Given the biological fluorophores with biocompatibility, structural simplicity, and capacity to form a variety of functional nanostructures, these advantages endow them potential candidates as the next-generation bio-organic optical materials. Among them, fluorescent protein is one of the most important biological fluorophores and a key research tool in the field of chemical and biomedical research. By genetically fusing the fluorescent protein with the target protein of interest, almost any protein can be imaged by the optical microscope with sub-micron spatial resolution and sub-second temporal resolution in living cells or organisms, which helps us reveal the law and nature of the molecules and cells activities.
Figure 1. The biological fluorophores
According to the color of the fluorescent protein, the common fluorescent protein can be divided into the following categories.
Since the green fluorescence proteins (GFP) was first accidentally discovered by Shimomura et al. in 1962, more and more GFPs are appealing to a variety of biomedical and biotechnology applications, such as protein fusion, subcellular localization, cell visualization, protein-protein interaction, and genetically encoded sensors. It is known to us is that GFP is an endogenous protein derived from the bioluminescent jellyfish Aequorea Victoria. And The chromophore of p-hydroxybenzylidene-2,3-dimethylimidazolinone is the core motif of the GFP that is packaged in an abundant hydrogen-bonding cave and is responsible for the green fluorescence. In addition, the GFP is an invaluable tool in biological and biomedical fields and elucidates of biochemical trafficking of individual cells to entire organisms. In order to mimic the fluorescence of GFP, various compounds have been developed to adapt them for a fantastic range of applications, including GFP chromophores analogs, hydrogen bond-rich proteins, and aromatic peptidyl nanostructures that preclude free rotation of the aryl-alkene bond.

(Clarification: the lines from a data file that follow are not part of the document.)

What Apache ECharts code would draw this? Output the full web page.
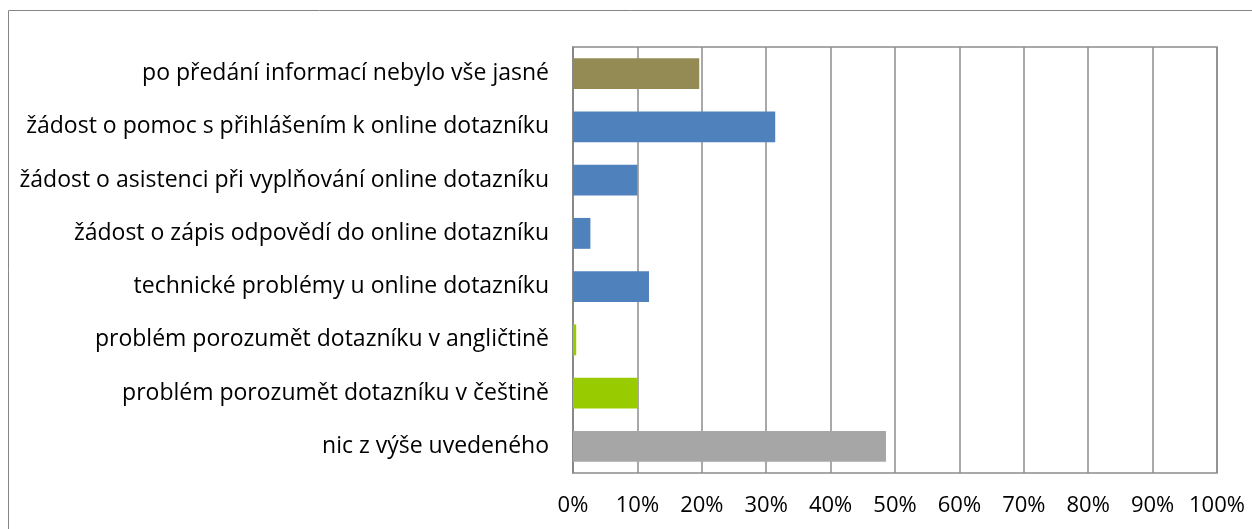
<!DOCTYPE html>
<html>
<head>
<meta charset="utf-8">
<script src="https://cdn.jsdelivr.net/npm/echarts@6/dist/echarts.min.js"></script>
<style>
  html, body { margin: 0; padding: 0; background: #fff; }
  #chart { width: 1252px; height: 529px; }
</style>
</head>
<body>
<div id="chart"></div>
<script>
// categories listed bottom -> top (as echarts draws a category y axis)
const categories = [
  'nic z výše uvedeného',
  'problém porozumět dotazníku v češtině',
  'problém porozumět dotazníku v angličtině',
  'technické problémy u online dotazníku',
  'žádost o zápis odpovědí do online dotazníku',
  'žádost o asistenci při vyplňování online dotazníku',
  'žádost o pomoc s přihlášením k online dotazníku',
  'po předání informací nebylo vše jasné'
];
const values = [48.6, 10.1, 0.5, 11.8, 2.7, 10.0, 31.4, 19.6];
const barColors = ['#a6a6a6', '#99cc00', '#99cc00', '#4f81bd', '#4f81bd', '#4f81bd', '#4f81bd', '#948a54'];

const chart = echarts.init(document.getElementById('chart'));
const font = '"Open Sans", sans-serif';

chart.setOption({
  animation: false,
  graphic: [{
    type: 'rect',
    shape: { x: 8.5, y: 10.5, width: 1300, height: 600 },
    style: { fill: 'none', stroke: '#868686', lineWidth: 1 },
    silent: true
  }],
  grid: { left: 573, right: 35, top: 47, bottom: 56, show: true, borderColor: '#8c8c8c', borderWidth: 1.5 },
  xAxis: {
    type: 'value',
    min: 0,
    max: 100,
    interval: 10,
    axisLine: { show: false },
    axisTick: { show: false },
    splitLine: { lineStyle: { color: '#8c8c8c', width: 1.5 } },
    axisLabel: { formatter: '{value}%', color: '#000', fontFamily: font, fontSize: 22, margin: 22 }
  },
  yAxis: {
    type: 'category',
    data: categories,
    axisLine: { lineStyle: { color: '#868686', width: 1.5 } },
    axisTick: { show: false },
    axisLabel: { color: '#000', fontFamily: font, fontSize: 23, margin: 24 }
  },
  series: [{
    type: 'bar',
    data: values.map((v, i) => ({ value: v, itemStyle: { color: barColors[i] } })),
    barWidth: '58%'
  }]
});
</script>
</body>
</html>
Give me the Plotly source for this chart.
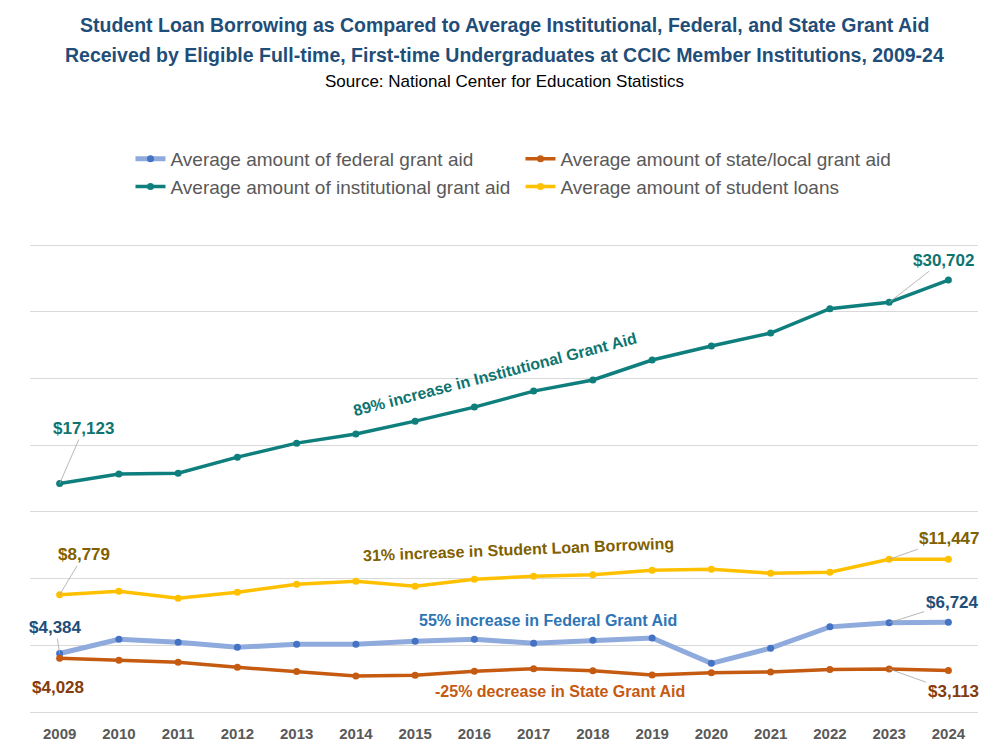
import plotly.graph_objects as go

years = list(range(2009, 2025))
federal = [4384, 5450, 5230, 4850, 5080, 5080, 5300, 5450, 5150, 5380, 5550, 3650, 4780, 6380, 6690, 6724]
state = [4028, 3880, 3730, 3350, 3030, 2700, 2750, 3050, 3250, 3100, 2780, 2950, 3000, 3180, 3225, 3113]
institutional = [17123, 17830, 17900, 19100, 20150, 20830, 21800, 22850, 24050, 24880, 26380, 27430, 28400, 30230, 30702, 32370]
loans = [8779, 9050, 8530, 8980, 9580, 9800, 9430, 9950, 10180, 10280, 10630, 10700, 10400, 10480, 11447, 11447]

names = ["Average amount of federal grant aid", "Average amount of state/local grant aid",
         "Average amount of institutional grant aid", "Average amount of student loans"]

fig = go.Figure()
fig.add_trace(go.Scatter(x=years, y=federal, name=names[0], mode="lines+markers",
                         line=dict(color="#8FAADC", width=5), marker=dict(color="#4472C4", size=7)))
fig.add_trace(go.Scatter(x=years, y=state, name=names[1], mode="lines+markers",
                         line=dict(color="#C55A11", width=3.5), marker=dict(color="#C55A11", size=7)))
fig.add_trace(go.Scatter(x=years, y=institutional, name=names[2], mode="lines+markers",
                         line=dict(color="#0E7F7C", width=3.5), marker=dict(color="#0E7F7C", size=7)))
fig.add_trace(go.Scatter(x=years, y=loans, name=names[3], mode="lines+markers",
                         line=dict(color="#FFC000", width=3.5), marker=dict(color="#FFC000", size=7)))

lab_font = "Liberation Sans, Arial, sans-serif"

def val_label(x, y, text, color, ax, ay, arrow=True):
    kw = dict(ax=ax, ay=ay) if arrow else dict(xshift=ax, yshift=-ay)
    fig.add_annotation(x=x, y=y, text="<b>" + text + "</b>", showarrow=arrow,
                       arrowhead=0, arrowwidth=0.8, arrowcolor="#A6A6A6", standoff=0,
                       font=dict(family=lab_font, size=17, color=color), **kw)

val_label(2009, institutional[0], "$17,123", "#0E7470", 24, -55)
val_label(2023, institutional[14], "$30,702", "#0E7470", 54, -42)
val_label(2009, loans[0], "$8,779", "#806000", 24, -40)
val_label(2023, loans[14], "$11,447", "#806000", 60, -21)
val_label(2009, federal[0], "$4,384", "#1F4E79", -4, -26)
val_label(2023, federal[14], "$6,724", "#1F4E79", 63, -20)
val_label(2009, state[0], "$4,028", "#843C0C", -2, 29, arrow=False)
val_label(2023, state[14], "$3,113", "#843C0C", 64, 23)

def note(x, y, text, color, angle=0):
    fig.add_annotation(x=x, y=y, text="<b>" + text + "</b>", showarrow=False, textangle=angle,
                       font=dict(family=lab_font, size=16, color=color))

note(2016.34, 25300, "89% increase in Institutional Grant Aid", "#0E7470", -14.5)
note(2016.75, 12150, "31% increase in Student Loan Borrowing", "#7F6000", -2.3)
note(2017.24, 6825, "55% increase in Federal Grant Aid", "#2E75B6")
note(2017.44, 1500, "-25% decrease in State Grant Aid", "#C55A11")

# plot area: 243..714 px, y range -150..35150 -> 0 at 712 px, 35000 at 245 px
top_px, bot_px = 243, 714
def py(p):
    return (bot_px - p) / (bot_px - top_px)

fig.add_annotation(xref="paper", yref="paper", x=0.5, y=py(25), yanchor="middle",
                   text="<b>Student Loan Borrowing as Compared to Average Institutional, Federal, and State Grant Aid</b>",
                   showarrow=False, font=dict(family=lab_font, size=19.5, color="#1F4E79"))
fig.add_annotation(xref="paper", yref="paper", x=0.5, y=py(55), yanchor="middle",
                   text="<b>Received by Eligible Full-time, First-time Undergraduates at CCIC Member Institutions, 2009-24</b>",
                   showarrow=False, font=dict(family=lab_font, size=19.5, color="#1F4E79"))
fig.add_annotation(xref="paper", yref="paper", x=0.5, y=py(81), yanchor="middle",
                   text="Source: National Center for Education Statistics",
                   showarrow=False, font=dict(family=lab_font, size=17, color="#000000"))

fig.update_layout(
    width=1000, height=755,
    margin=dict(l=30, r=22, t=top_px, b=755 - bot_px, autoexpand=False),
    plot_bgcolor="white", paper_bgcolor="white",
    showlegend=True,
    legend=dict(orientation="h", x=0.106, xanchor="left", y=py(140), yanchor="top",
                entrywidth=345, tracegroupgap=0, itemwidth=30,
                font=dict(family=lab_font, size=19, color="#595959")),
    xaxis=dict(range=[2008.5, 2024.5], tickmode="array", tickvals=years,
               ticktext=["<b>%d</b>" % y for y in years], showgrid=False, zeroline=False,
               showline=False, ticks="", ticklabelstandoff=9, automargin=False,
               tickfont=dict(family=lab_font, size=15, color="#595959")),
    yaxis=dict(range=[-150, 35150], tickmode="array", tickvals=[5000 * i for i in range(8)],
               showticklabels=False, showgrid=True, automargin=False,
               gridcolor="#D9D9D9", gridwidth=1.3, zeroline=True, zerolinecolor="#D9D9D9",
               zerolinewidth=1.3, showline=False),
)

fig.write_html("out.html")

Given the red fluorescent protein (RFP) has longer excitation and emission wavelength, RFP has become an integral part of modern biological research and widely used in track proteins within cells, detect gene expression in vivo, act as acceptor chromophores in Förster resonance energy transfer, and transduce signal in biosensors. The RFP derived from coral and sea anemones is genetically encoded fluorophores. Compared to other fluorescent proteins, RFP contain a p-hydroxybenzylideneimidazolinone chromophore that is conjugated to an acylimine group produced by oxidation of the backbone Ca-N bond in the N-terminal chromophore-forming residue. The chromophore extends p-conjugation and enable to absorb and emit light at longer wavelength. With these advantages, the RFP is useful for whole-animal imaging due to longer-wavelength light is less scattered by tissue and causes lower phototoxicity, enabling deeper imaging and longer acquisition times.
The yellow fluorescent proteins (YFP) is a small, water soluble protein which is responsible for the negative phototactility of the host organism-halophilic purple bacteria. The YFP is the heart of its photodynamics. The heart of its photodynamics is the phenolate form of a trans-4-hydroxy cinnamoyl moiety bound to the Cys69 residue of the protein backbone by a thioester bond. That is to say, the photophysics of YFP is governed by a combination of the electron-withdrawing capacity of the carbonyl end substituent and the electron-donating capacity of the 4-phenolate group.